Are bats, balls and sports equipment taking over your garage? Organize Detroit founder Andrea Wolf offers advice for keeping sports gear tidy and easy to find.
By Karleigh M. Stone
Photography by Leslie Berg
Organizing sports equipment is one of those to-do list items parents never seem to get around to. However, getting organized will not only make a garage or basement tidier, but the equipment will also more likely be used if it’s easy to find and grab.
Andrea Wolf, founder of Organize Detroit, a Metro Detroit organizing company that creates functional spaces for homes and offices, offers the following tips for managing sports equipment. So, like her go-to strategy, let’s “just dig in.”
1. Set your emotion aside.
While it can be easier said than done, taking the emotion out and starting with a clear head is key to optimal organization. “It’s the biggest component of what we do,” Wolf says. She’s an unattached third party, but channeling that attitude in your own cleanup will allow you to filter out the junk.

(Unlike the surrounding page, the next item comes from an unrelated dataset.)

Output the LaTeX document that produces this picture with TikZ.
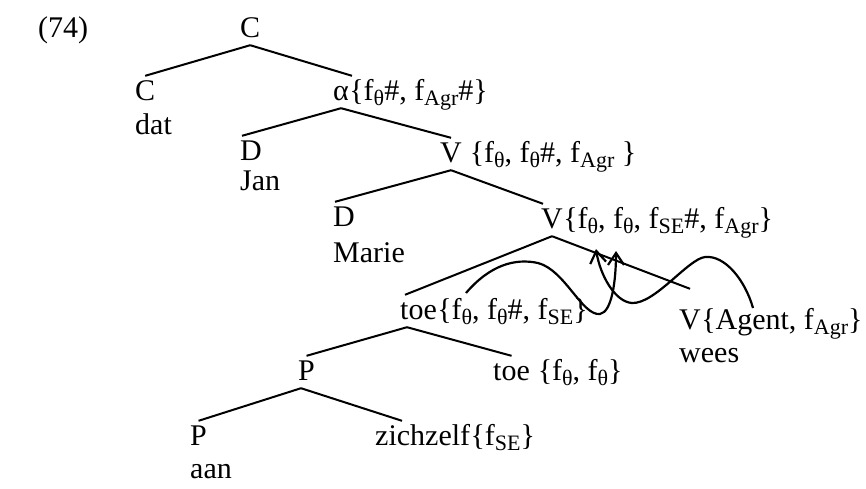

2. Get rid of things you don’t use.
With emotion blocked out and a place to start, it’s time to make piles. Wolf suggests creating three piles while going through sports equipment: keep, donate and garbage. She also says the best way to make sure your items to be donated don’t creep back into the “keep” pile is to “get them out of the house that day, so you’re not sitting there looking at them and thinking about it.”

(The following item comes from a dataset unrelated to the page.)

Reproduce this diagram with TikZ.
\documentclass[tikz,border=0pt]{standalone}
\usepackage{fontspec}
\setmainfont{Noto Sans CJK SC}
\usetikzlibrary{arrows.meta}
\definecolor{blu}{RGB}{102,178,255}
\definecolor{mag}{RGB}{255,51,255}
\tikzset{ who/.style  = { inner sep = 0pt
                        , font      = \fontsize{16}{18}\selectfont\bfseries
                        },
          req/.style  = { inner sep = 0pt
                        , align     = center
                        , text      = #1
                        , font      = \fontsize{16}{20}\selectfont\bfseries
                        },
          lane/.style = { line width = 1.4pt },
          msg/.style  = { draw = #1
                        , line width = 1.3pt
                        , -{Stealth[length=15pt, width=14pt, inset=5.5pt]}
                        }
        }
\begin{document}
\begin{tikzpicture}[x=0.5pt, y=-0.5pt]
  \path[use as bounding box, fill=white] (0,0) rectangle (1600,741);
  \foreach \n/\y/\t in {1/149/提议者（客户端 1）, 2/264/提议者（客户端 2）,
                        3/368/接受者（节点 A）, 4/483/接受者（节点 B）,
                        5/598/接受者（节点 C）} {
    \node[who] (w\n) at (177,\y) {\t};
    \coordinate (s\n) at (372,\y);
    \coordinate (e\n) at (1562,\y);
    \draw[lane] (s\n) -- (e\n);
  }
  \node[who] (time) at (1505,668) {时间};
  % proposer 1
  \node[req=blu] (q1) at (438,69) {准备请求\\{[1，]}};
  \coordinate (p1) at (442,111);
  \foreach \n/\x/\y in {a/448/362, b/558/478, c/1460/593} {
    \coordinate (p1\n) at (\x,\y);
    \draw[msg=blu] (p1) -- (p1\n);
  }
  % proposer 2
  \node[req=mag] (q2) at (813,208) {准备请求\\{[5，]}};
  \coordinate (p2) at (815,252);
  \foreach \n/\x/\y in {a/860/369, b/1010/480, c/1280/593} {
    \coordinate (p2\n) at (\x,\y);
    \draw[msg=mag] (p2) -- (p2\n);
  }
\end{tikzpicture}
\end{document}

3. Create a system that works for you.
Organize Detroit’s garage guru Leslie Berg says there is no one right system. “Do what works for you,” she advises. “It needs to be done in a way you can keep up with and manage.”

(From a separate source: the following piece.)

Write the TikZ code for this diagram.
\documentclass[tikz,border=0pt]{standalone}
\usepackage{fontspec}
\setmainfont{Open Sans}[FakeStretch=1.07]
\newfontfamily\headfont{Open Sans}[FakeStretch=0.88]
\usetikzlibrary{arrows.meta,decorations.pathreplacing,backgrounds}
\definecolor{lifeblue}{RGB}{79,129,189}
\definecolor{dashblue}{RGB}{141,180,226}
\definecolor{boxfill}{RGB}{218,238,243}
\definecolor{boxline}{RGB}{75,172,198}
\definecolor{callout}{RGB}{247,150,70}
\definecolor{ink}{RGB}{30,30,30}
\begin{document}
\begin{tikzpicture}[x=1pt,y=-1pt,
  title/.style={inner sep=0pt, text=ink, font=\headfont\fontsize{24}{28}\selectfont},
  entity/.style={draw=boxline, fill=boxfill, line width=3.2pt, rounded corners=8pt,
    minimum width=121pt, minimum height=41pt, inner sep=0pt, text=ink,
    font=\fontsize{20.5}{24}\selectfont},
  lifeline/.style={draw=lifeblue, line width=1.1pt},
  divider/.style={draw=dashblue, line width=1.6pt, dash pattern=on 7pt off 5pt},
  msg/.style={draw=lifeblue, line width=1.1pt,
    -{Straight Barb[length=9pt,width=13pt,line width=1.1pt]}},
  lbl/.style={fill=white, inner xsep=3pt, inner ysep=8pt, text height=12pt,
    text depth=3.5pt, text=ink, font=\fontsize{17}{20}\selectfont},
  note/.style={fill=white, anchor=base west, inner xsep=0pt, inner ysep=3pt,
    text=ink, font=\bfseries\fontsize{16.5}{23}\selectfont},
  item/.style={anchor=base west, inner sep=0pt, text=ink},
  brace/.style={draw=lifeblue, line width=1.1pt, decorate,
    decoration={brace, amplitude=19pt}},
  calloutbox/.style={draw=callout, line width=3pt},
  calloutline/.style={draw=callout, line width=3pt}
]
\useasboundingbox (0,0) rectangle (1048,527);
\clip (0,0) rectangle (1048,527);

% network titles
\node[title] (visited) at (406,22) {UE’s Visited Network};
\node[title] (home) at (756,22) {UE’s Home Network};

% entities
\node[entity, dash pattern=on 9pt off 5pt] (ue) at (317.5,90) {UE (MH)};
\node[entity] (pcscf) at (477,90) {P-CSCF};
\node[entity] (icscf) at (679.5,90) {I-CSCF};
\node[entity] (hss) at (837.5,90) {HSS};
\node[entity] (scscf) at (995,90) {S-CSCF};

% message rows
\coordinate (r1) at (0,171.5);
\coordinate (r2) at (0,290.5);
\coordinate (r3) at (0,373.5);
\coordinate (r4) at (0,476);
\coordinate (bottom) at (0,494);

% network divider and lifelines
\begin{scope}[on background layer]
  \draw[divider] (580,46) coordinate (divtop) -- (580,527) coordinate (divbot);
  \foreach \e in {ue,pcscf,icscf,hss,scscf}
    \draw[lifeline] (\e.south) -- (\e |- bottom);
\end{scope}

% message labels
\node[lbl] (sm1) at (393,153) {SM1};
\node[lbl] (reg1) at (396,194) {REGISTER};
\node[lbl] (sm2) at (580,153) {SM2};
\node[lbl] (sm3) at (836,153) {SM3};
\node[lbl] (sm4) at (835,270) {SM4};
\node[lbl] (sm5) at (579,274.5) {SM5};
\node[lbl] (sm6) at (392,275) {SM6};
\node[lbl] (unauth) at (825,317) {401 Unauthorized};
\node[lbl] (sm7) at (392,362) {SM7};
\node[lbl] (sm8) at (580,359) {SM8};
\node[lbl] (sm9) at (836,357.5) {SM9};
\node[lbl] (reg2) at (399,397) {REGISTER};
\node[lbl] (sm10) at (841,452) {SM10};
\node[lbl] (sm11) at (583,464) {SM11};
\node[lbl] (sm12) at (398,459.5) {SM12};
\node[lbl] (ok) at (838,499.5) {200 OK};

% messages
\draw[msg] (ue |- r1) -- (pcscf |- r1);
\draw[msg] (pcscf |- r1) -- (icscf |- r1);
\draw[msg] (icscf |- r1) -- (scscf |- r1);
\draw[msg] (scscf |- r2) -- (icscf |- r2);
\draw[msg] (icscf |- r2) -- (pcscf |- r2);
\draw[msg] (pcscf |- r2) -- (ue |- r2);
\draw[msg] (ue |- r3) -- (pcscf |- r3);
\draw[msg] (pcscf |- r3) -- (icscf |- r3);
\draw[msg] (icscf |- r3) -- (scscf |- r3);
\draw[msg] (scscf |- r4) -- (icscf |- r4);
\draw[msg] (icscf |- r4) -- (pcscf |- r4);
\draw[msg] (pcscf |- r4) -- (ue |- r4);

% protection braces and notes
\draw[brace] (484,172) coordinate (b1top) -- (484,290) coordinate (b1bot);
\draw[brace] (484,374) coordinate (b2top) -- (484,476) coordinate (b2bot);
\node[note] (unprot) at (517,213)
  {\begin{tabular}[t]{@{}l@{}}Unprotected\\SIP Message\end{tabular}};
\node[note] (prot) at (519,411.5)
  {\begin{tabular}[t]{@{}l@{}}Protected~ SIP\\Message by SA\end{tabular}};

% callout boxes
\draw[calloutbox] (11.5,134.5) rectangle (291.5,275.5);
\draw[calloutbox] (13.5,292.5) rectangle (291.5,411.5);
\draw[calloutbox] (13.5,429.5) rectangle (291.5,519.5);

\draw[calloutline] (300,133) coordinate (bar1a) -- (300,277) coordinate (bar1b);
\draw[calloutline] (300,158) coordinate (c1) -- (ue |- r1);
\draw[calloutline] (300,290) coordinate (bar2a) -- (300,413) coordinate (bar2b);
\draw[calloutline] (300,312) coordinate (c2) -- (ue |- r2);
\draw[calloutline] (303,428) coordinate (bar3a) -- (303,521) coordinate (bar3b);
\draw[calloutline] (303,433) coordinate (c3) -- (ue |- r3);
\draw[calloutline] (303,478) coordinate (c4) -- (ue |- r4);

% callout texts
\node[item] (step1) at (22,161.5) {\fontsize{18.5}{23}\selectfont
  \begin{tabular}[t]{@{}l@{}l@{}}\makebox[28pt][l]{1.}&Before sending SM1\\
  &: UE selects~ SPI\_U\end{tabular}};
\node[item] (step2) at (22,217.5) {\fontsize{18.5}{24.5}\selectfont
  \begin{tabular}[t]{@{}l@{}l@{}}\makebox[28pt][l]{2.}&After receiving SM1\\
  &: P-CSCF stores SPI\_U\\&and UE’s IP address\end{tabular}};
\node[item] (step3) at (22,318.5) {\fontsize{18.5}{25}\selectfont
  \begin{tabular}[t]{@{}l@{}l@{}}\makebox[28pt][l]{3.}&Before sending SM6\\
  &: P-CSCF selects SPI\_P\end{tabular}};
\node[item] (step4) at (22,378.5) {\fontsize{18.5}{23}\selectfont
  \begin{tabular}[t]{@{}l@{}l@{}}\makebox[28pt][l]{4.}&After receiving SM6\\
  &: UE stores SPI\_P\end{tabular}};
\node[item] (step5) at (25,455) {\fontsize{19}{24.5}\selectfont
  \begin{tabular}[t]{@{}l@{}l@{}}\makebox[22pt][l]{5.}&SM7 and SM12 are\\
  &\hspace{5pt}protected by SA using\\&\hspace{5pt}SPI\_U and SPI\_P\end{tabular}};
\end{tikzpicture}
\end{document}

4. Find a landing space for every item.
This is a surefire way to make sure sports equipment stays organized. “If it has a place to go, it’s one less thing that ends up on the floor,” Wolf says. Hooks and clear bins are two solutions. “Make it so you can see it,” Berg says. So, head to the store and purchase the clear bins you need, then label each one by item type, sport, whatever works for you, and place them on a wire shelving unit.
Berg is a proponent of peg boards and hooks. Besides creating extra room in a sports storage space, hanging items keeps them free of leaves, cobwebs and spiders on the ground. She suggests hanging anything with a net, as well as tennis rackets and baseball bats. Large garbage cans can also be useful to store bats, hockey sticks and skis.
5. Teach the kids the process.
Sports equipment can be overwhelming to keep organized, especially at the end of a long tournament day, so don’t put all the pressure on yourself as a parent. “Whatever you do, make sure your kids have an expectation of where things go,” Wolf says. “If you don’t share the new blueprint with them, it won’t work.”
6. Swap out-of-season for in-season gear.
Wolf emphasizes that only in-season sports equipment should be in “prime real estate storage.” Berg adds, “In-season needs to be by the door where your kids come in. If they have to take it more than five steps, they’re not going to do it.” Store the out-of-season items downstairs and out of the way. Both experts agree taking time to change out seasonal items is key to keep areas clean. “If you have them in the same space, it’s too much,” Wolf says.
7. Revisit and clean once a month.
Remember that after taking the time to create an organized space for sports equipment, it’s important to keep it up and not let your hard work go to waste. “Nothing is maintenance free,” Berg says. “Once a month stand back and look at the area to see what needs to be done.” Make it a priority. “Don’t let it build up,” Wolf adds.